**To do**
Restate word for word the lines beginning at the one that contains "Clone this chart" and ending at the one that contains "number; value: number;"; include both and nothing else.

A block of data
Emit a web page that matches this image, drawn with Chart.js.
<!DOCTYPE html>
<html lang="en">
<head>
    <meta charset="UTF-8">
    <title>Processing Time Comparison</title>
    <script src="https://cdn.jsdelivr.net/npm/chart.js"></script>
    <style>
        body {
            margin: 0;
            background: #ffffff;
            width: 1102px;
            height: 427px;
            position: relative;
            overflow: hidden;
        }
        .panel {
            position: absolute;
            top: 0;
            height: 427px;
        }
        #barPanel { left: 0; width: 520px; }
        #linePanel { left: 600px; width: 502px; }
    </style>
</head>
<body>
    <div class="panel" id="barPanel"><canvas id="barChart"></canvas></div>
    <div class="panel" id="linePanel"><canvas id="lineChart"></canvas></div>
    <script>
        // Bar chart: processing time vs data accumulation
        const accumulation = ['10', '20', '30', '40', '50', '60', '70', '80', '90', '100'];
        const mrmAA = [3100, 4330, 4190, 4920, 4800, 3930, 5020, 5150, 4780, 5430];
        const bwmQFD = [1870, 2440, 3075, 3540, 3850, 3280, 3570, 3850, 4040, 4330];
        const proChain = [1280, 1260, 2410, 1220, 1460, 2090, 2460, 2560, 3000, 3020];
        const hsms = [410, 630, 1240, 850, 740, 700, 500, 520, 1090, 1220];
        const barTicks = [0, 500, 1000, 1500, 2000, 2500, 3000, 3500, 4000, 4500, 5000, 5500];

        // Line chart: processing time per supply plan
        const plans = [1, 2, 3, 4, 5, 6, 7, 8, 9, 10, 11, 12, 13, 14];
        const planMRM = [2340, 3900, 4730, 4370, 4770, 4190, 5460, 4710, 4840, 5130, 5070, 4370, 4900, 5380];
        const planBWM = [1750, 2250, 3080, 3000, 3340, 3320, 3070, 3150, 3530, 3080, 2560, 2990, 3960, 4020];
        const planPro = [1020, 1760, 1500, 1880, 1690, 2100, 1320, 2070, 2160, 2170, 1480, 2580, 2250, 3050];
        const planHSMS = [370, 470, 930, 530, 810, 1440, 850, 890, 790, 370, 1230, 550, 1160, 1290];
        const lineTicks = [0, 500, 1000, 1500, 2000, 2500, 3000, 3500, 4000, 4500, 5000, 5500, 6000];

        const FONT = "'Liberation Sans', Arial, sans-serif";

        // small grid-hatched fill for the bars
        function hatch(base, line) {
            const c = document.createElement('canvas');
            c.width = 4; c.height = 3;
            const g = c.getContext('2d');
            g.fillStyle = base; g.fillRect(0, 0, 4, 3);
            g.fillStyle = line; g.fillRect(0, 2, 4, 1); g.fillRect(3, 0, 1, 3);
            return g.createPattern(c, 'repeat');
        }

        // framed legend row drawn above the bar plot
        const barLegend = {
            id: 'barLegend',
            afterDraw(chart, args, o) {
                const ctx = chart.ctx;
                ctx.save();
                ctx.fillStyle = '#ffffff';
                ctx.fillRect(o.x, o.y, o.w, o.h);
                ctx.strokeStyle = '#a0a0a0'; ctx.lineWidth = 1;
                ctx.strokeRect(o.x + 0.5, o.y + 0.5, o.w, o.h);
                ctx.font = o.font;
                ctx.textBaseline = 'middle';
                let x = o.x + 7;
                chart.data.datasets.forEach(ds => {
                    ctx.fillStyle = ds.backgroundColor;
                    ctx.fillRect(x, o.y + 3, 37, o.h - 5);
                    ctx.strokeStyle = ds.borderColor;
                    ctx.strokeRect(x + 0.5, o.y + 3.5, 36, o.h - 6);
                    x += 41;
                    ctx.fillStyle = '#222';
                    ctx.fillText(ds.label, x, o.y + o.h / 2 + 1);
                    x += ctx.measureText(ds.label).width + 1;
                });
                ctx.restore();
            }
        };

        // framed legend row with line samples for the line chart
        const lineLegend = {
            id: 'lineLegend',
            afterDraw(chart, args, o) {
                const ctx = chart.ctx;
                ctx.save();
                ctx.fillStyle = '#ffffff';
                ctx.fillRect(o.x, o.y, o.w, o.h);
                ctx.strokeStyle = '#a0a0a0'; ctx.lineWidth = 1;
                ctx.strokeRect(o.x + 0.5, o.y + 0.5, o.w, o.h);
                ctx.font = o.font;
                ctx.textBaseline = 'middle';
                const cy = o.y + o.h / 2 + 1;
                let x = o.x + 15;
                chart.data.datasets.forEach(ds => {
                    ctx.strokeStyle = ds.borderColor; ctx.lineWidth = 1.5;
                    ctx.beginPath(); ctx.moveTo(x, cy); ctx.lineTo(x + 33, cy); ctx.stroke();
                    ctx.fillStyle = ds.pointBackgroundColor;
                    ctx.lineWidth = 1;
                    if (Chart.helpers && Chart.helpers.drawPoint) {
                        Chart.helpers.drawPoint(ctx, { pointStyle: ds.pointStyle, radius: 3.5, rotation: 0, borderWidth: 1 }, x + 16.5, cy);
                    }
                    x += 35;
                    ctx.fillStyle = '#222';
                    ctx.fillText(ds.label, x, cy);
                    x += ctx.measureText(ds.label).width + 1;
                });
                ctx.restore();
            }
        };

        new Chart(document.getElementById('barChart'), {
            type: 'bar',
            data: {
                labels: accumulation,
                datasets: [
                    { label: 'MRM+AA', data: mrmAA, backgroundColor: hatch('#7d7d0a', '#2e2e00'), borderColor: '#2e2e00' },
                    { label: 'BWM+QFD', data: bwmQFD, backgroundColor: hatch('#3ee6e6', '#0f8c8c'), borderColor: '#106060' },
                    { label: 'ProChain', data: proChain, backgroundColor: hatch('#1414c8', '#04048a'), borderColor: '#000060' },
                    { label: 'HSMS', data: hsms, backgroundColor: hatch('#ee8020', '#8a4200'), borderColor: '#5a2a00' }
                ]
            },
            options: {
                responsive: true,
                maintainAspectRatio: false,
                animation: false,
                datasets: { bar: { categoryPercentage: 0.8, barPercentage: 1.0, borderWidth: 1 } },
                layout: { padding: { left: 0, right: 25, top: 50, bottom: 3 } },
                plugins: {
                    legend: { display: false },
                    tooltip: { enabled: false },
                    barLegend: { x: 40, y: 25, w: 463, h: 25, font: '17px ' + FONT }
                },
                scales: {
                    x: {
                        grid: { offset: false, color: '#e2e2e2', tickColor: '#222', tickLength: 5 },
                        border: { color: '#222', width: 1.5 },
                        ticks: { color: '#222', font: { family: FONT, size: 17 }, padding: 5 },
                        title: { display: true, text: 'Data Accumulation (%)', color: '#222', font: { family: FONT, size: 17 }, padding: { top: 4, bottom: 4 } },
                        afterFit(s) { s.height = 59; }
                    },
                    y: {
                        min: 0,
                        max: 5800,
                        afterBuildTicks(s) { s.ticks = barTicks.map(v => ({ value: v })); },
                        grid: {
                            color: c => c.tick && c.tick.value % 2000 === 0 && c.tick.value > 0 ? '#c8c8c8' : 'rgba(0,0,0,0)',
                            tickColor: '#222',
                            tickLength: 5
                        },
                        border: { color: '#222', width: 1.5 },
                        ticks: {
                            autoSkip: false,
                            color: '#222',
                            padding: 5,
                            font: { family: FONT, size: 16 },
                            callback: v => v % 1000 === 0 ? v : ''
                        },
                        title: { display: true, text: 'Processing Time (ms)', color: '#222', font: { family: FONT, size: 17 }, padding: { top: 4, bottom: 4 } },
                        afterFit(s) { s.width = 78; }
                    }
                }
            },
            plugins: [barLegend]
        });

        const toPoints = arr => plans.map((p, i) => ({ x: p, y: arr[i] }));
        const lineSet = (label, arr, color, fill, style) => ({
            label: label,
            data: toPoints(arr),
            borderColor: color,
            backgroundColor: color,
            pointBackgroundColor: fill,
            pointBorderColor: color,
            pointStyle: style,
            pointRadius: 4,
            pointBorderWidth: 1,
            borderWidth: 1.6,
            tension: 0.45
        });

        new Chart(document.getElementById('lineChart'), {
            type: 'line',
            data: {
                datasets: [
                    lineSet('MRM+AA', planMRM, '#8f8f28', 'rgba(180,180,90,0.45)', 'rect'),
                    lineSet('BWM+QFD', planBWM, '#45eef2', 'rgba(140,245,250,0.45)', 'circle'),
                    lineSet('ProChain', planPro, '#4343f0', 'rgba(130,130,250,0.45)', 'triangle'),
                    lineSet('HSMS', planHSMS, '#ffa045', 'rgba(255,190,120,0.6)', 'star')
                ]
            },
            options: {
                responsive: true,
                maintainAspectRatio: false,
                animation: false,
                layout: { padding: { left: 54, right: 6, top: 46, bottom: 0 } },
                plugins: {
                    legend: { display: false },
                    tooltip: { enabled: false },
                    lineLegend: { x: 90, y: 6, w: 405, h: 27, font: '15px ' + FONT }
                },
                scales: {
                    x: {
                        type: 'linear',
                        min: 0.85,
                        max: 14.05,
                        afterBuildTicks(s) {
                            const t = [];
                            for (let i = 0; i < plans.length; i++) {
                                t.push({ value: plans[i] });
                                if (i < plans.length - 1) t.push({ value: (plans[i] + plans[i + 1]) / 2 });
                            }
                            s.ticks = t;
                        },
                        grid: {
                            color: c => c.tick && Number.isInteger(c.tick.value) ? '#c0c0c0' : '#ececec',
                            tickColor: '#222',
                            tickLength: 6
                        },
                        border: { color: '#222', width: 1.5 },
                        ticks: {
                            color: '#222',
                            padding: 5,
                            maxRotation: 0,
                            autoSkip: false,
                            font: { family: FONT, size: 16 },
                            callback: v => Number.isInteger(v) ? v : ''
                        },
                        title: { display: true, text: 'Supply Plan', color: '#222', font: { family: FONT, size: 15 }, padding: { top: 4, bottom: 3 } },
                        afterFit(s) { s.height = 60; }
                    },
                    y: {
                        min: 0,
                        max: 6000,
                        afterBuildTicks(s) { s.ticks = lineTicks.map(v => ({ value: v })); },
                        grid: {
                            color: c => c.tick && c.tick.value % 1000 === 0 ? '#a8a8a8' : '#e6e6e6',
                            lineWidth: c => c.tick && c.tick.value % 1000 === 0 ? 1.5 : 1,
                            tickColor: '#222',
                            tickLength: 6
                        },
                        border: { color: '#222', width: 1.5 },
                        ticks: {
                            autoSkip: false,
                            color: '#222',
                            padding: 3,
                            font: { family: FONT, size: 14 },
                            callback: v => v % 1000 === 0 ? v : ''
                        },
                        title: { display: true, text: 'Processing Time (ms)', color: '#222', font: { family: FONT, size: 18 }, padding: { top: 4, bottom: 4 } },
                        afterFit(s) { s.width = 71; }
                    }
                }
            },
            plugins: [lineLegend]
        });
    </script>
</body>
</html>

---

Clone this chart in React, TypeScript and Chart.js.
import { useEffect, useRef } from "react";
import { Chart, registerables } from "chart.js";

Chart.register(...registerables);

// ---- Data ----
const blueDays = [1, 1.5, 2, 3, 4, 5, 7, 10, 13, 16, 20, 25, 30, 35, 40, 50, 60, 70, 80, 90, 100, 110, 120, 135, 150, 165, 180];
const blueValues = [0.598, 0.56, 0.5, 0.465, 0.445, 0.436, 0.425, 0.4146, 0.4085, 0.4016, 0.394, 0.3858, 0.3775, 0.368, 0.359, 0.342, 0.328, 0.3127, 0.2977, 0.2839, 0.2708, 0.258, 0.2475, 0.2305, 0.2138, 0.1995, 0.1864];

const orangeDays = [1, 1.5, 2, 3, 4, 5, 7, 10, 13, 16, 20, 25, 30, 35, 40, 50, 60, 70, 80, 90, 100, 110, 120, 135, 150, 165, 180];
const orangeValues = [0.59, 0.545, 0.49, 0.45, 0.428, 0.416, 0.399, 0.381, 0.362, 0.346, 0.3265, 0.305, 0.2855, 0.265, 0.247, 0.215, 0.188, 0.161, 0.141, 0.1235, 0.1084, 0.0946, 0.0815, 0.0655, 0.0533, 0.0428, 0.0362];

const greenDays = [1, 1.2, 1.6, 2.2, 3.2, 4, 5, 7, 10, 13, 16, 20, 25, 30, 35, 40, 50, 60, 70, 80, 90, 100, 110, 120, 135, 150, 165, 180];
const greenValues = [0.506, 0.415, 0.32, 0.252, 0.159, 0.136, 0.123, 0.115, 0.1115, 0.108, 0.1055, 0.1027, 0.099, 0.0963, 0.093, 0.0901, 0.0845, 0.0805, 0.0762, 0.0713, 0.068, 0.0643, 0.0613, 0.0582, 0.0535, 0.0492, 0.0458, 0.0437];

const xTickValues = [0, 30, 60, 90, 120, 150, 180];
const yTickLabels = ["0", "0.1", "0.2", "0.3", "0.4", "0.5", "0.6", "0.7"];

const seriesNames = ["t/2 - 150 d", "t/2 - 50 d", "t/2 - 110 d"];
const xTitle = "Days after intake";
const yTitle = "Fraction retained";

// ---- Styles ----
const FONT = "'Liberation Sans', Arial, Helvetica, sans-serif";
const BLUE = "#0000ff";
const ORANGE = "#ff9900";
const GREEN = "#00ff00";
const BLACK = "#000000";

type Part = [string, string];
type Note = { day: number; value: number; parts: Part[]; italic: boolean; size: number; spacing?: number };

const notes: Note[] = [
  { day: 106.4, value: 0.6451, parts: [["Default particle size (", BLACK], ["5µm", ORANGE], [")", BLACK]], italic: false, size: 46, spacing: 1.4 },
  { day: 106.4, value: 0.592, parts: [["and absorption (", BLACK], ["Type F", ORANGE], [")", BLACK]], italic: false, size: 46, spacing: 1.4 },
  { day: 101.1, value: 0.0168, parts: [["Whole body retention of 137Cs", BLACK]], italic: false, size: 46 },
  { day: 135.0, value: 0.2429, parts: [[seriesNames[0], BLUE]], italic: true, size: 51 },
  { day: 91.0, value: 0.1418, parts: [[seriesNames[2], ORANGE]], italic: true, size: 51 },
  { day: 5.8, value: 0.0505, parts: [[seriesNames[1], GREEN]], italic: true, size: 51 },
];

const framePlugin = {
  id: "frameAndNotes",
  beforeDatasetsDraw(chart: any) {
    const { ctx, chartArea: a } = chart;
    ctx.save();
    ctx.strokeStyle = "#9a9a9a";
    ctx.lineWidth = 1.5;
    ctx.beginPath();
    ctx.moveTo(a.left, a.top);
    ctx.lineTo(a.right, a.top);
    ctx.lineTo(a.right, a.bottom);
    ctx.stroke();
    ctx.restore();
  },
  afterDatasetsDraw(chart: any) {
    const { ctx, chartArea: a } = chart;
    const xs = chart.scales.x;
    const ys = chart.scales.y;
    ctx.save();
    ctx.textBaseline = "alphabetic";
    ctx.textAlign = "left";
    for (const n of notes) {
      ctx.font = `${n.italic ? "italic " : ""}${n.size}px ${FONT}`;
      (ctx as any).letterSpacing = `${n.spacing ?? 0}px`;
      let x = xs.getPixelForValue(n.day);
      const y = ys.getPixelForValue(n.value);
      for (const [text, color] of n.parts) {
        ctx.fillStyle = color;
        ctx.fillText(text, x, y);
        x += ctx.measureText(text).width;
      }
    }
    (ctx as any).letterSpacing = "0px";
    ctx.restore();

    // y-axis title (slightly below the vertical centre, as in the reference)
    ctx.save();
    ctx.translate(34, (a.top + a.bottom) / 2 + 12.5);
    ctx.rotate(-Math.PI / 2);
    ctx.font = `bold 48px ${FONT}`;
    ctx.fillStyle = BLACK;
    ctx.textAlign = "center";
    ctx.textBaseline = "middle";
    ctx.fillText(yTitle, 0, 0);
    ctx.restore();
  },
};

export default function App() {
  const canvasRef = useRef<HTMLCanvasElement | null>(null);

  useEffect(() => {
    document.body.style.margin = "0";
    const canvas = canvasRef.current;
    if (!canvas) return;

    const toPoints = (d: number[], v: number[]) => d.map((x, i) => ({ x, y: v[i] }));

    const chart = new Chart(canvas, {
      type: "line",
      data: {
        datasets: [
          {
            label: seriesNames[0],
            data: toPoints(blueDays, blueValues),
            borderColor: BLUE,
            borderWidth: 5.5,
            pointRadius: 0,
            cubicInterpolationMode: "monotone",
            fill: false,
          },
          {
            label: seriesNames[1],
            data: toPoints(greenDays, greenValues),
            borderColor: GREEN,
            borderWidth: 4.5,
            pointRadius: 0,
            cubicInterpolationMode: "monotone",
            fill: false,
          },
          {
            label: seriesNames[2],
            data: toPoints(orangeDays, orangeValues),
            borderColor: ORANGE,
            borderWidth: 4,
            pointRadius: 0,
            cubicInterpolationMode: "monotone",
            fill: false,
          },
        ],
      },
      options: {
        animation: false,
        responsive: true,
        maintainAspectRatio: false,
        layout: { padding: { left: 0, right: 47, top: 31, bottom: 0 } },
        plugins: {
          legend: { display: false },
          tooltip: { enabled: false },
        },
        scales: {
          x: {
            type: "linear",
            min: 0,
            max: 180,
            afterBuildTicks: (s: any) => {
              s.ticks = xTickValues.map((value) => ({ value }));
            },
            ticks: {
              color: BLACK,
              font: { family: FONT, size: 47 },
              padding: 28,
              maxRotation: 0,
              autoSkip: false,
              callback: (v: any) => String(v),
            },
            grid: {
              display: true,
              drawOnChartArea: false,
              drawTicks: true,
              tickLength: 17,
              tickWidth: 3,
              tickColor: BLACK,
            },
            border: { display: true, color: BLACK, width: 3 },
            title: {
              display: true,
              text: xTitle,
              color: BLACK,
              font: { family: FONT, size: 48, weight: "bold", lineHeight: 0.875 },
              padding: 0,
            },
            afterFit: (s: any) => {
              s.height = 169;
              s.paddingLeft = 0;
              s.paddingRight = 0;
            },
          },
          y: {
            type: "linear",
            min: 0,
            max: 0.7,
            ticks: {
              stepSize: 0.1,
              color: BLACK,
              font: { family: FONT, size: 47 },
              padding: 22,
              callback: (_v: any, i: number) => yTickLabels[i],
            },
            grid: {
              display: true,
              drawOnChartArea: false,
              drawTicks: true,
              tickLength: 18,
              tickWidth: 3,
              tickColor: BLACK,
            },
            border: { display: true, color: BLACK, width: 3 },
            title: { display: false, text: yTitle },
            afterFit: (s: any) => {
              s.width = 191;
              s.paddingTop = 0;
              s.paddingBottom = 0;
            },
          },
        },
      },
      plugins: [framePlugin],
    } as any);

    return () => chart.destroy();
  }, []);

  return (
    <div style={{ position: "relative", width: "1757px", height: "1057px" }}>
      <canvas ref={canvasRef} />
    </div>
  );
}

**Task answer**
Clone this chart in React, TypeScript and Chart.js.
import { useEffect, useRef } from "react";
import { Chart, registerables } from "chart.js";

Chart.register(...registerables);

// ---- Data ----
const blueDays = [1, 1.5, 2, 3, 4, 5, 7, 10, 13, 16, 20, 25, 30, 35, 40, 50, 60, 70, 80, 90, 100, 110, 120, 135, 150, 165, 180];
const blueValues = [0.598, 0.56, 0.5, 0.465, 0.445, 0.436, 0.425, 0.4146, 0.4085, 0.4016, 0.394, 0.3858, 0.3775, 0.368, 0.359, 0.342, 0.328, 0.3127, 0.2977, 0.2839, 0.2708, 0.258, 0.2475, 0.2305, 0.2138, 0.1995, 0.1864];

const orangeDays = [1, 1.5, 2, 3, 4, 5, 7, 10, 13, 16, 20, 25, 30, 35, 40, 50, 60, 70, 80, 90, 100, 110, 120, 135, 150, 165, 180];
const orangeValues = [0.59, 0.545, 0.49, 0.45, 0.428, 0.416, 0.399, 0.381, 0.362, 0.346, 0.3265, 0.305, 0.2855, 0.265, 0.247, 0.215, 0.188, 0.161, 0.141, 0.1235, 0.1084, 0.0946, 0.0815, 0.0655, 0.0533, 0.0428, 0.0362];

const greenDays = [1, 1.2, 1.6, 2.2, 3.2, 4, 5, 7, 10, 13, 16, 20, 25, 30, 35, 40, 50, 60, 70, 80, 90, 100, 110, 120, 135, 150, 165, 180];
const greenValues = [0.506, 0.415, 0.32, 0.252, 0.159, 0.136, 0.123, 0.115, 0.1115, 0.108, 0.1055, 0.1027, 0.099, 0.0963, 0.093, 0.0901, 0.0845, 0.0805, 0.0762, 0.0713, 0.068, 0.0643, 0.0613, 0.0582, 0.0535, 0.0492, 0.0458, 0.0437];

const xTickValues = [0, 30, 60, 90, 120, 150, 180];
const yTickLabels = ["0", "0.1", "0.2", "0.3", "0.4", "0.5", "0.6", "0.7"];

const seriesNames = ["t/2 - 150 d", "t/2 - 50 d", "t/2 - 110 d"];
const xTitle = "Days after intake";
const yTitle = "Fraction retained";

// ---- Styles ----
const FONT = "'Liberation Sans', Arial, Helvetica, sans-serif";
const BLUE = "#0000ff";
const ORANGE = "#ff9900";
const GREEN = "#00ff00";
const BLACK = "#000000";

type Part = [string, string];
type Note = { day: number; value: number; parts: Part[]; italic: boolean; size: number; spacing?: number };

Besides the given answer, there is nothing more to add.